------ INPUT

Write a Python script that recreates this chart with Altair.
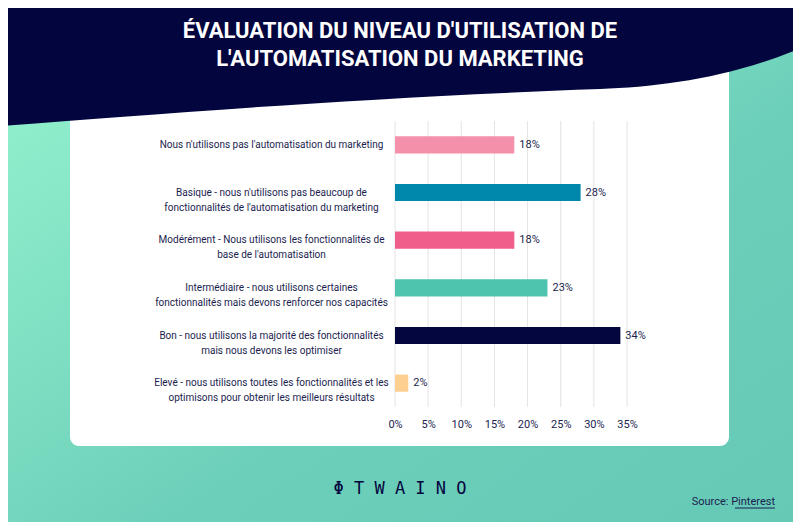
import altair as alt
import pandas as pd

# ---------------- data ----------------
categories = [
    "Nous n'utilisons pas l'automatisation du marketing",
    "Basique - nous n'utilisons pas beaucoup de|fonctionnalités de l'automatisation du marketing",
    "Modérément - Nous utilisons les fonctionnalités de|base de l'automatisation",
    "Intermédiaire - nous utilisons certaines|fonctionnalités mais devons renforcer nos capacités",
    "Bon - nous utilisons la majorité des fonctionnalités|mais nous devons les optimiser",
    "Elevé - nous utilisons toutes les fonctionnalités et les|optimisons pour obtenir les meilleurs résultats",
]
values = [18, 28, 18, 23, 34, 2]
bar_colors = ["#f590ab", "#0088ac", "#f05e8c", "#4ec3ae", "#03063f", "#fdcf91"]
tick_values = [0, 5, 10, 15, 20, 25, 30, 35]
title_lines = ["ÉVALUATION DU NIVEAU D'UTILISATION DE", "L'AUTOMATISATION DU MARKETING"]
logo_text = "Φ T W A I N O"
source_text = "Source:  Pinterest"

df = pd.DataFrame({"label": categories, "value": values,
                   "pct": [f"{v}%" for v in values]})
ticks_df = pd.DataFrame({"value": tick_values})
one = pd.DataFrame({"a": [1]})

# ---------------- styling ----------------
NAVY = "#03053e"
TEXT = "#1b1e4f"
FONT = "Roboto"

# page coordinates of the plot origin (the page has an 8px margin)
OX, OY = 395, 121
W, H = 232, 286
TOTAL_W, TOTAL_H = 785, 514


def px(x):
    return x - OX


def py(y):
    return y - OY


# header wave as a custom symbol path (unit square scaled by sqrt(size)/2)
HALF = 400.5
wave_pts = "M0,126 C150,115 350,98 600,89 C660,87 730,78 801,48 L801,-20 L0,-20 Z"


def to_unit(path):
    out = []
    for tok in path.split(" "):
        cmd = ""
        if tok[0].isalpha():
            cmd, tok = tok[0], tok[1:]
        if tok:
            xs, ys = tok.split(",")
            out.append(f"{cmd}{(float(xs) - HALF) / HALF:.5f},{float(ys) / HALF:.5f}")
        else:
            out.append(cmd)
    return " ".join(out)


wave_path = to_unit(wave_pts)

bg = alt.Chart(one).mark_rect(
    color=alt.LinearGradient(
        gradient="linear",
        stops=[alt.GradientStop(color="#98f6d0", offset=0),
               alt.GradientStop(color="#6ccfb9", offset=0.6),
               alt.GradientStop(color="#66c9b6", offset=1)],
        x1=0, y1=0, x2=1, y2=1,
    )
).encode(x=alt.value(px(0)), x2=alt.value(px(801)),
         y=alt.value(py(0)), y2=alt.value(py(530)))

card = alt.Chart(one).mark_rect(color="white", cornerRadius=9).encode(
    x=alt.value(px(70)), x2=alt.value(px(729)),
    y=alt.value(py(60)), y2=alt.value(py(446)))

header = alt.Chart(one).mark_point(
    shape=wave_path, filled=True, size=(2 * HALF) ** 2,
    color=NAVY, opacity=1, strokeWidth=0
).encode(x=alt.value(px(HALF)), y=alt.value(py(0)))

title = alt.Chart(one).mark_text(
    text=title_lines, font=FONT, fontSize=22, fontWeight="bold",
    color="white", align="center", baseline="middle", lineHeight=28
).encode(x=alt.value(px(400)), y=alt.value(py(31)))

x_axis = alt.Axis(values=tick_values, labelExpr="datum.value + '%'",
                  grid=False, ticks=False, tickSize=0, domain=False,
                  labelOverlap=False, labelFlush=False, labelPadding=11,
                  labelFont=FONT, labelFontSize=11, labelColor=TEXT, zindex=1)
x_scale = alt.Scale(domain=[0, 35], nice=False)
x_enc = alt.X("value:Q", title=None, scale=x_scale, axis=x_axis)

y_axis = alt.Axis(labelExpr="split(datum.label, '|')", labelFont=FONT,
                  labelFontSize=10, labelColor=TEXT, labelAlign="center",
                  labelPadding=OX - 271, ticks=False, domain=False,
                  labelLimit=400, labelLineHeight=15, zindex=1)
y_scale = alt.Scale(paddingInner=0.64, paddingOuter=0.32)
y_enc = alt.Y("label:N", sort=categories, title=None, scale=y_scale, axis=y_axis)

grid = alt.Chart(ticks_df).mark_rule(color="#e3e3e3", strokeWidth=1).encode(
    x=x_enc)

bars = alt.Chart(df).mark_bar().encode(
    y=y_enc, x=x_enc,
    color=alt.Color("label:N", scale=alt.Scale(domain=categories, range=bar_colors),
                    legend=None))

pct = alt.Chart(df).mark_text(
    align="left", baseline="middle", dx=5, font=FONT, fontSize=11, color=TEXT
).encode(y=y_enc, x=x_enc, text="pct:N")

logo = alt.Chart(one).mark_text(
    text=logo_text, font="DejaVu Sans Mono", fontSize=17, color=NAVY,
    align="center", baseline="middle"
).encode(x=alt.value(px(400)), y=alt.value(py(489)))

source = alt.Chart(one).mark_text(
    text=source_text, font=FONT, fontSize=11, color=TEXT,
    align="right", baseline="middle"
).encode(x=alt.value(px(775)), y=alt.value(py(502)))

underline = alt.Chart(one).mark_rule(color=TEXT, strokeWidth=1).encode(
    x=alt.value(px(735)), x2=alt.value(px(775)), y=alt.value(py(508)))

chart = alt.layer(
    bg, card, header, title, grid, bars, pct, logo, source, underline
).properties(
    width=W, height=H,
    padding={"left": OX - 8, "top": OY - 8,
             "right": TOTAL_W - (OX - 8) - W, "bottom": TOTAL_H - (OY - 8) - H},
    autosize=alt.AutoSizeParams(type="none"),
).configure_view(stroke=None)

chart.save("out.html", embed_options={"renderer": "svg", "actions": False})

------------
------ INPUT

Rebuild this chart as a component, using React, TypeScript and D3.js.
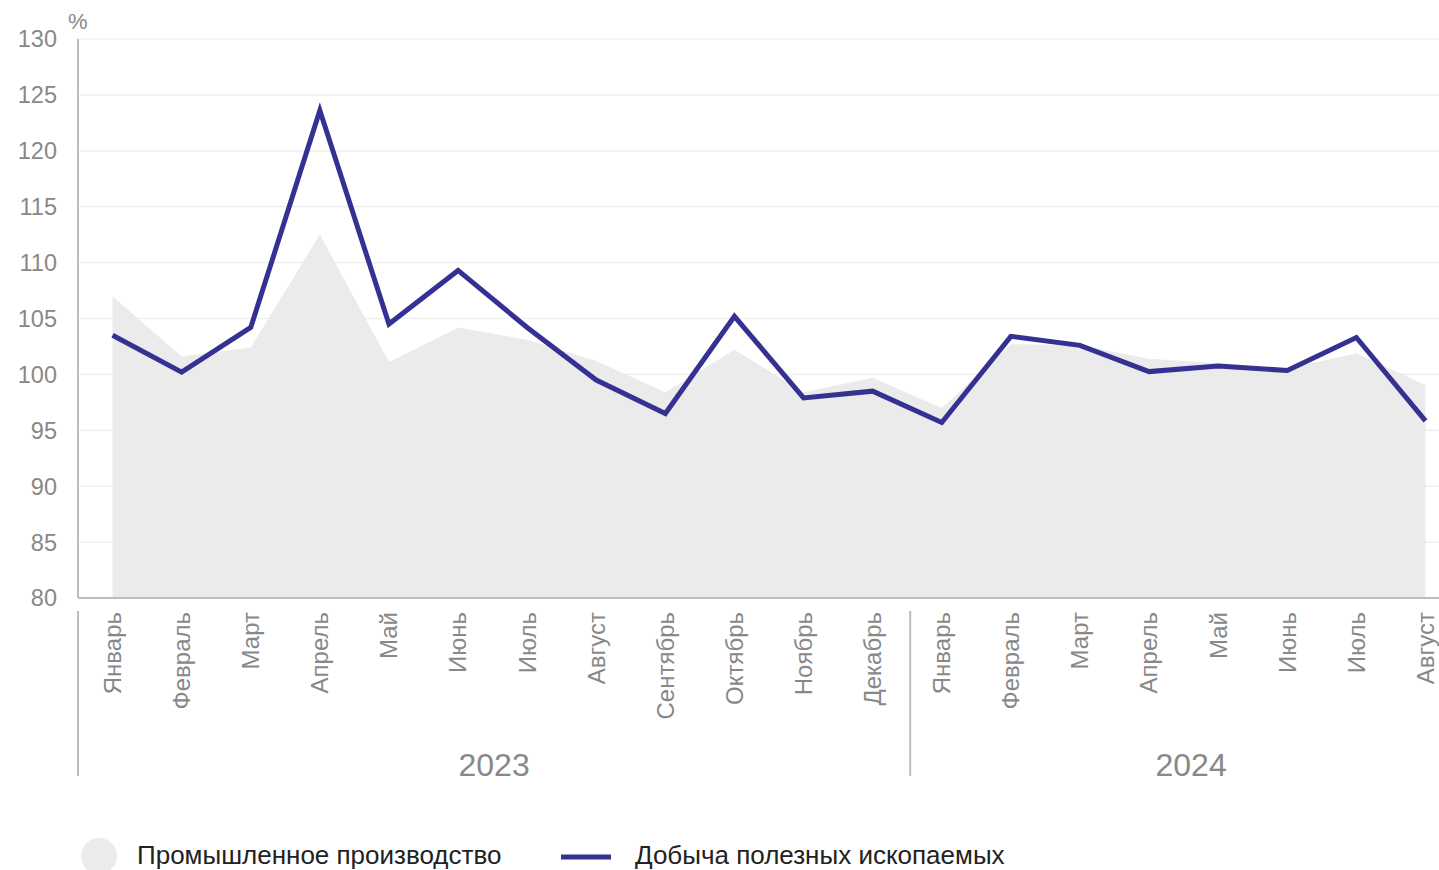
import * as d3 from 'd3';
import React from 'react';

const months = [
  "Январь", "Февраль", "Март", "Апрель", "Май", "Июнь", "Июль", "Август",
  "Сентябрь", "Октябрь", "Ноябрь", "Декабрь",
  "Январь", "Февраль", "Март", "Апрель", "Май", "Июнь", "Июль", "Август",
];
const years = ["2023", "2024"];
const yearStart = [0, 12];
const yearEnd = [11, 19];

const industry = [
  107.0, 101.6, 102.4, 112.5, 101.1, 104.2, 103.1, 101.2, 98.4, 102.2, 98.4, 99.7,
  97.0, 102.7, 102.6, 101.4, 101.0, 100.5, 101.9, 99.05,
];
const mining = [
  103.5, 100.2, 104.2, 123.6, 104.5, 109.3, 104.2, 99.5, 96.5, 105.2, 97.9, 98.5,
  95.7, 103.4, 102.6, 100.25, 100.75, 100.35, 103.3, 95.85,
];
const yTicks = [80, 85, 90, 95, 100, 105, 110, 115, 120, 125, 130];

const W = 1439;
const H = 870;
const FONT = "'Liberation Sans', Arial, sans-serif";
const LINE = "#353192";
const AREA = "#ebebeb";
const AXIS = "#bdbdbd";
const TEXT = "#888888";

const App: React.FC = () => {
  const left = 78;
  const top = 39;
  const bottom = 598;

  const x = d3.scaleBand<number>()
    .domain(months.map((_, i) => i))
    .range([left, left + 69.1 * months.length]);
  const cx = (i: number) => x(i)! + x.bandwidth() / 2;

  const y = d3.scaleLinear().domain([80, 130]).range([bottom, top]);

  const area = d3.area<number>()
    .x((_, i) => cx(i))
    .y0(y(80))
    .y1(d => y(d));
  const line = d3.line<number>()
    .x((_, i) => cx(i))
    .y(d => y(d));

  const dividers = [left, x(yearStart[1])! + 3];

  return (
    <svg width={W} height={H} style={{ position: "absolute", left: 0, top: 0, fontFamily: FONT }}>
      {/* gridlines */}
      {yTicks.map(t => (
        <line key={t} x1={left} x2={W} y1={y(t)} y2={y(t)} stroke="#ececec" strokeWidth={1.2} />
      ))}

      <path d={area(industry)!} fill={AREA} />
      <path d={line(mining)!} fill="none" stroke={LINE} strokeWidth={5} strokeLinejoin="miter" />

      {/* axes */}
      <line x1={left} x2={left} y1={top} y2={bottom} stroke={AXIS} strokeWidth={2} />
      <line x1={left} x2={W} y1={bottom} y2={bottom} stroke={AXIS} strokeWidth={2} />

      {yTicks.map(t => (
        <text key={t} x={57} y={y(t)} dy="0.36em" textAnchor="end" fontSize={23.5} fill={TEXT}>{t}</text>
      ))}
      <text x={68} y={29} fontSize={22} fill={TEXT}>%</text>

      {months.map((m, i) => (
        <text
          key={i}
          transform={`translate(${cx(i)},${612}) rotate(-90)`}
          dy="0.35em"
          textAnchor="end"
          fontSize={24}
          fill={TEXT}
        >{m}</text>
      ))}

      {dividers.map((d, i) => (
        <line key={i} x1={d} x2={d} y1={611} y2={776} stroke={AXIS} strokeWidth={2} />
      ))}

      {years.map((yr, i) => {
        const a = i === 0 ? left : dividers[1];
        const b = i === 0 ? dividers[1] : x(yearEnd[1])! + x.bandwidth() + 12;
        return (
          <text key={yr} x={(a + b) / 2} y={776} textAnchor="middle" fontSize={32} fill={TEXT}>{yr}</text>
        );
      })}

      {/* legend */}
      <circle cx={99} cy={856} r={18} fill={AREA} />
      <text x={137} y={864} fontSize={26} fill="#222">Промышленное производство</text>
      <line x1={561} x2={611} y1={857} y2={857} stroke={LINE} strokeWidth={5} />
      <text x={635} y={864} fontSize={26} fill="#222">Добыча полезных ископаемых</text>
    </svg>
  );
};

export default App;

------------

| EXERCISE |
Copy nothing but the lines above that run from the one with "Write a Python" to the one with "return y - OY", ends included; pictures stay out.

| REPLY |
Write a Python script that recreates this chart with Altair.
import altair as alt
import pandas as pd

# ---------------- data ----------------
categories = [
    "Nous n'utilisons pas l'automatisation du marketing",
    "Basique - nous n'utilisons pas beaucoup de|fonctionnalités de l'automatisation du marketing",
    "Modérément - Nous utilisons les fonctionnalités de|base de l'automatisation",
    "Intermédiaire - nous utilisons certaines|fonctionnalités mais devons renforcer nos capacités",
    "Bon - nous utilisons la majorité des fonctionnalités|mais nous devons les optimiser",
    "Elevé - nous utilisons toutes les fonctionnalités et les|optimisons pour obtenir les meilleurs résultats",
]
values = [18, 28, 18, 23, 34, 2]
bar_colors = ["#f590ab", "#0088ac", "#f05e8c", "#4ec3ae", "#03063f", "#fdcf91"]
tick_values = [0, 5, 10, 15, 20, 25, 30, 35]
title_lines = ["ÉVALUATION DU NIVEAU D'UTILISATION DE", "L'AUTOMATISATION DU MARKETING"]
logo_text = "Φ T W A I N O"
source_text = "Source:  Pinterest"

df = pd.DataFrame({"label": categories, "value": values,
                   "pct": [f"{v}%" for v in values]})
ticks_df = pd.DataFrame({"value": tick_values})
one = pd.DataFrame({"a": [1]})

# ---------------- styling ----------------
NAVY = "#03053e"
TEXT = "#1b1e4f"
FONT = "Roboto"

# page coordinates of the plot origin (the page has an 8px margin)
OX, OY = 395, 121
W, H = 232, 286
TOTAL_W, TOTAL_H = 785, 514


def px(x):
    return x - OX


def py(y):
    return y - OY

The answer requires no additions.